Yes, workbook and tests are still waiting to be completed before the class can count toward the certification, but a few interesting insights has to be noted:
- Companies are moving to quarterly marketing plans; our constantly changing environment makes yearly detailed plans unreasonably inflexible
- Before starting a campaign, it is important to estimate campaign performance (guess if no historical data exists) – marketers often overlook this step
- Recording and a document on how to complete a persona template is available on Topliners
- Welcome program can brunch out into topic-specific nurturing programs, which can continue as an accelerator programs (can come from sales rep’s name; be text only, etc.)

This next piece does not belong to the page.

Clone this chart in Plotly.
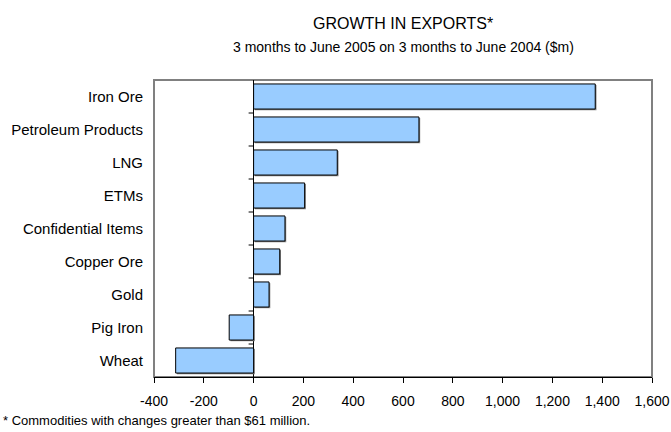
import plotly.graph_objects as go

categories = ["Iron Ore", "Petroleum Products", "LNG", "ETMs", "Confidential Items",
              "Copper Ore", "Gold", "Pig Iron", "Wheat"]
values = [1372, 664, 336, 205, 126, 105, 62, -98, -313]
tick_vals = [-400, -200, 0, 200, 400, 600, 800, 1000, 1200, 1400, 1600]
tick_text = ["-400", "-200", "0", "200", "400", "600", "800", "1,000", "1,200", "1,400", "1,600"]

FONT = "Liberation Sans, Arial, sans-serif"
BAR_W = 0.76
shadow_shift_x = 5  # data units (~1px)
shadow_shift_y = 0.035

fig = go.Figure()
# shadow
fig.add_trace(go.Bar(
    y=categories, x=values, base=[shadow_shift_x] * len(values), orientation="h",
    width=BAR_W, offset=-BAR_W / 2 + shadow_shift_y,
    marker=dict(color="#7f7f7f", line=dict(width=0)), hoverinfo="skip", showlegend=False))
fig.add_trace(go.Bar(
    y=categories, x=values, orientation="h", width=BAR_W, offset=-BAR_W / 2,
    marker=dict(color="#99ccff", line=dict(color="#000000", width=1)), showlegend=False))

# category boundary ticks on the zero line
shapes = []
for i in range(len(categories) - 1):
    shapes.append(dict(type="line", xref="x", yref="y", x0=-20, x1=0, y0=i + 0.5, y1=i + 0.5,
                       line=dict(color="black", width=1)))
# plot frame (gray)
shapes.append(dict(type="rect", xref="x domain", yref="y domain", x0=0, x1=1, y0=0, y1=1,
                   line=dict(color="#808080", width=2), layer="below"))

fig.update_layout(
    width=671, height=432,
    margin=dict(l=154, r=19, t=80, b=55),
    paper_bgcolor="white", plot_bgcolor="white",
    font=dict(family=FONT, size=14, color="black"),
    barmode="overlay",
    shapes=shapes,
    annotations=[
        dict(text="GROWTH IN EXPORTS*", x=0.5, y=1, xref="paper", yref="paper", xanchor="center",
             yanchor="top", yshift=67, showarrow=False, font=dict(size=16)),
        dict(text="3 months to June 2005 on 3 months to June 2004 ($m)", x=0.5, y=1, xref="paper",
             yref="paper", xanchor="center", yanchor="top", yshift=43, showarrow=False,
             font=dict(size=14)),
        dict(text="* Commodities with changes greater than $61 million.", x=0, y=0, xref="paper",
             yref="paper", xanchor="left", yanchor="bottom", xshift=-153, yshift=-53,
             showarrow=False, font=dict(size=13)),
    ],
    xaxis=dict(range=[-400, 1600], tickvals=tick_vals, ticktext=tick_text, showgrid=False,
               zeroline=True, zerolinecolor="black", zerolinewidth=1, automargin=False,
               showline=True, linecolor="black", linewidth=1, ticks="outside", ticklen=5,
               tickcolor="black", ticklabelstandoff=6, tickfont=dict(size=14)),
    yaxis=dict(autorange="reversed", showgrid=False, zeroline=False, showline=False,
               automargin=False, ticks="", ticklabelstandoff=10, tickfont=dict(size=15)),
)

fig.write_html("out.html")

- Need to monitor non-responders to try re-engagement (different strategy is needed for different segments; if a segment does not react on regular communications, value of continuing to send them is questionable)
- Nurturing campaigns – recommended 4 touches (per specific thought process)
- Time between touches is recommended to be 10 business days (for B-to-B)
- If number of unsubscribes increases on later stages of nurturing – over-marketing can be a possible reason
- Should legacy contacts be included into a brand-new welcome campaign? Yes, it might be beneficial; just avoid “welcome…”
- Foundational programs (welcome, nurturing, etc. – programs that run on the background of other marketing activities)
- Returning of the leads from sales to marketing for nurturing can be automated (based on the age of the lead, any indication set by sales, etc.)
- Recommendation to review scoring programs every 6 months
- No new sales initiatives should be attempted at the end of the quarter; sales will be the most receptive in the beginning of the quarter
- Questions that concern sales (and can get their attention):
- “How can I hit my number?” (answer will get attention)
- “How can I hit my number faster?” (answer will get attention)
- Recommendation to flowchart the lead process
The Homework (and workbooks are available at Eloqua University:
The room was magnificent! Fit for a king of Eloqua Experience 🙂 As a happy winner of Room Upgrade contest, I can just say “Thank you!” to Eloqua and Hilton!
The room service was also a nice surprise
Dear Drake, thank you very much for a fun contest and a wonderful prize! What a great idea for a contest (at least from the winner’s perspective 🙂 ).
Everything was ready for the conference in time: all devices were charged, computer was set, and agenda was reviewed completely (OK, I might have lied about the agenda, I still have not decided on all tracks to attend 🙂 ).